Pharmaceutical manufacturer Aspen Pharmacare said on Tuesday a stronger rand in the second half of its financial year weighed on revenue to the tune of R1bn.

In constant exchange-rate terms, revenue in the second half of the financial year was in line with the first half, but Aspen’s voluntary statement disappointed the market, sending its share price as much as 10% lower before losses were pared.

Headline earnings per share (HEPS) are expected to grow by between 11% and 15% to between R14.42 and R14.94, while earnings per share are expected to rise between 15% and 19% to between R12.92 and R13.37.

The company’s preferred measure of performance, normalised HEPS, are expected to rise between 8% and 12% to between R15.80 and R16.39.

Normalised HEPS adjusts for specific nontrading items.

Aspen’s share price has been under some pressure since 2015, with the company pursuing an aggressive growth strategy as it considers whether it should focus on generic medication or more specialist medication.

In the six months to end-December, the company had reported revenue of R21.9bn — an 11% rise from the previous comparative period. At the time, the company had flagged the risks of a stronger rand, noting that 80% of its sales were denominated in other currencies.

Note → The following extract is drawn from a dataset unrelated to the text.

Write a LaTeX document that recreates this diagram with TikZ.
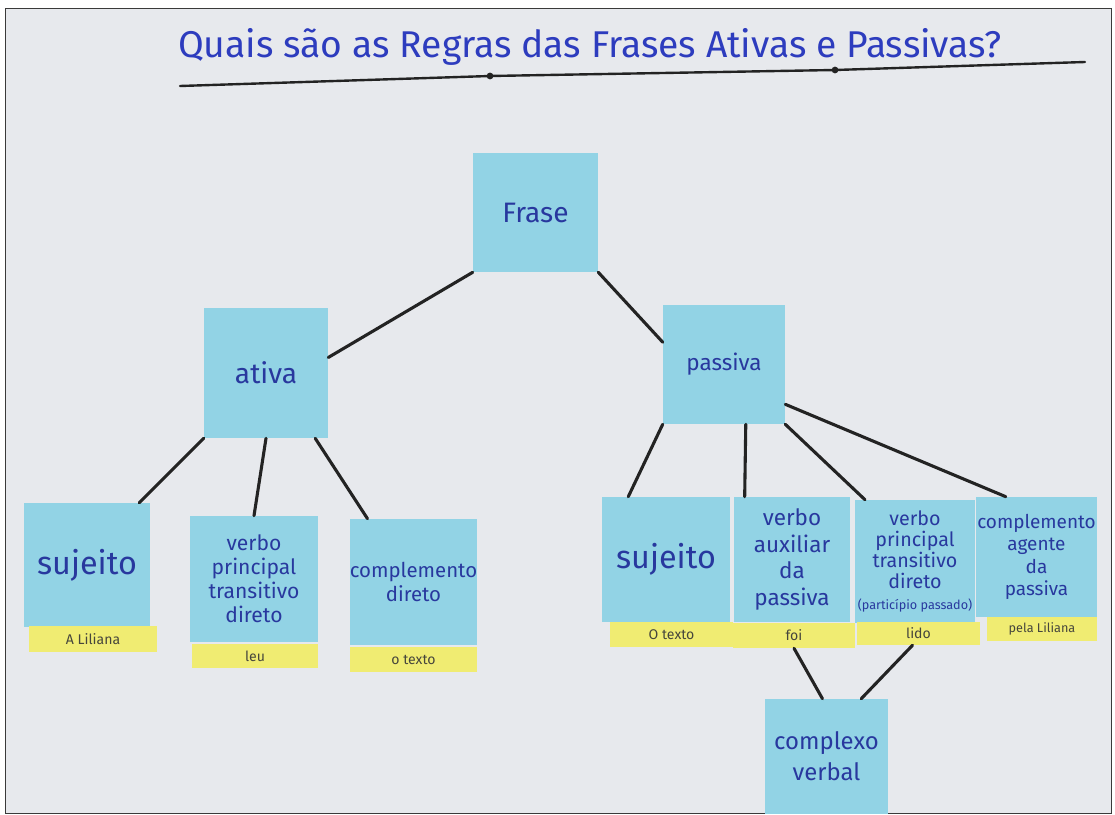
\documentclass[tikz,border=0pt]{standalone}
\usepackage{fontspec}
\setmainfont{Fira Sans}
\definecolor{board}{HTML}{E7E9ED}
\definecolor{frame}{HTML}{3A3A3A}
\definecolor{paper}{HTML}{92D3E5}
\definecolor{tape}{HTML}{F0EC72}
\definecolor{ink}{HTML}{28389E}
\definecolor{titleink}{HTML}{2D3CBE}
\definecolor{marker}{HTML}{232323}
\definecolor{pencil}{HTML}{46463C}
\newcommand{\fsz}[2]{\fontsize{#1}{#2}\selectfont}
\tikzset{
  postit/.style={fill=paper, text=ink, align=center, inner sep=0pt, minimum width=3.15cm, minimum height=3.1cm},
  tag/.style={fill=tape, text=pencil, inner sep=0pt, minimum width=3.1cm, minimum height=0.62cm, font=\fsz{10}{12}},
  stick/.style={draw=marker, line width=2.2pt, line cap=round},
}
\begin{document}
\begin{tikzpicture}[x=0.025cm, y=-0.025cm]
    \useasboundingbox (0,0) rectangle (1115,814);
    \fill[white] (0,0) rectangle (1115,814);
    \filldraw[fill=board, draw=frame, line width=0.6pt] (5,8) rectangle (1111,813);
    % title and its underline
    \node[text=titleink, font=\fsz{26.5}{30}] (title) at (590,47) {Quais são as Regras das Frases Ativas e Passivas?};
    \draw[stick, line width=1.7pt] (180,86) -- (490,76) -- (835,70) -- (1085,62);
    \foreach \x/\y in {490/76, 835/70} { \fill[marker] (\x,\y) circle (2.4pt); }
    % top of the tree
    \node[postit, minimum width=3.125cm, minimum height=2.975cm, font=\fsz{20}{24}] (frase) at (535.5,212.5) {Frase};
    \node[postit, minimum width=3.1cm, minimum height=3.25cm, font=\fsz{20}{24}] (ativa) at (266,373) {ativa};
    \node[postit, minimum width=3.05cm, minimum height=2.975cm, font=\fsz{16}{20}] (passiva) at (724,364.5) {passiva};
    % active sentence
    \node[postit, font=\fsz{23}{26}] (suj1) at (87,565) {sujeito};
    \node[postit, minimum width=3.2cm, minimum height=3.15cm, font=\fsz{15}{17}] (verb1) at (254,579) {verbo\\principal\\transitivo\\direto};
    \node[postit, minimum width=3.175cm, minimum height=3.15cm, font=\fsz{14.5}{17}] (comp1) at (413.5,582) {complemento\\direto};
    \node[tag, minimum width=3.2cm, minimum height=0.65cm] (t1) at (93,639) {A Liliana};
    \node[tag, minimum width=3.15cm, minimum height=0.6cm] (t2) at (255,656) {leu};
    \node[tag, minimum width=3.175cm, minimum height=0.625cm] (t3) at (413.5,659.5) {o texto};
    % passive sentence
    \node[postit, minimum width=3.2cm, minimum height=3.125cm, font=\fsz{23}{26}] (suj2) at (666,559.5) {sujeito};
    \node[postit, minimum width=2.9cm, minimum height=3.125cm, font=\fsz{16}{19}] (aux2) at (792,559.5) {verbo\\auxiliar\\da\\passiva};
    \node[postit, minimum width=3.0cm, minimum height=3.075cm, font=\fsz{14}{15}] (verb2) at (915,561.5) {verbo\\principal\\transitivo\\direto\\{\fsz{9}{11}(particípio passado)}};
    \node[postit, minimum width=3.025cm, minimum height=3.0cm, font=\fsz{13.5}{16}] (agente2) at (1036.5,557) {complemento\\agente\\da\\passiva};
    \node[tag, minimum width=3.075cm, minimum height=0.625cm] (t4) at (671.5,634.5) {O texto};
    \node[tag, minimum width=3.05cm, minimum height=0.625cm] (t5) at (794,635.5) {foi};
    \node[tag, minimum width=3.075cm, minimum height=0.575cm] (t6) at (918.5,633.5) {lido};
    \node[tag, minimum width=2.75cm, minimum height=0.6cm, font=\fsz{9}{11}] (t7) at (1042,629) {pela Liliana};
    \node[postit, minimum width=3.075cm, minimum height=2.875cm, font=\fsz{17}{22}] (complexo) at (826.5,756.5) {complexo\\verbal};
    % connectors
    \draw[stick] (frase.south west) -- (ativa.14);
    \draw[stick] (frase.south east) -- (passiva.160);
    \draw[stick] (ativa.south west) -- (suj1.50);
    \draw[stick] (ativa.south) -- (verb1.north);
    \draw[stick] (ativa.-53) -- (comp1.126);
    \draw[stick] (passiva.south west) -- (suj2.121);
    \draw[stick] (passiva.-70) -- (aux2.127);
    \draw[stick] (passiva.south east) -- (verb2.129);
    \draw[stick] (passiva.-33) -- (agente2.117);
    \draw[stick] (t5.south) -- (complexo.94);
    \draw[stick] (t6.-117) -- (complexo.59);
  \end{tikzpicture}
\end{document}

Aspen’s results to end-June are expected to be published on or about September 13.

At 10.30m Aspen’s share price had fallen 7.03% to R272.59, having lost 2.19% so far in 2018.

Correction: September 4 2018

An earlier version of this story referred to earnings instead of revenue in the first paragraph, and net HEPS rather than normalised HEPS in the fourth and fifth paragraphs. The HEPS amounts were also misstated.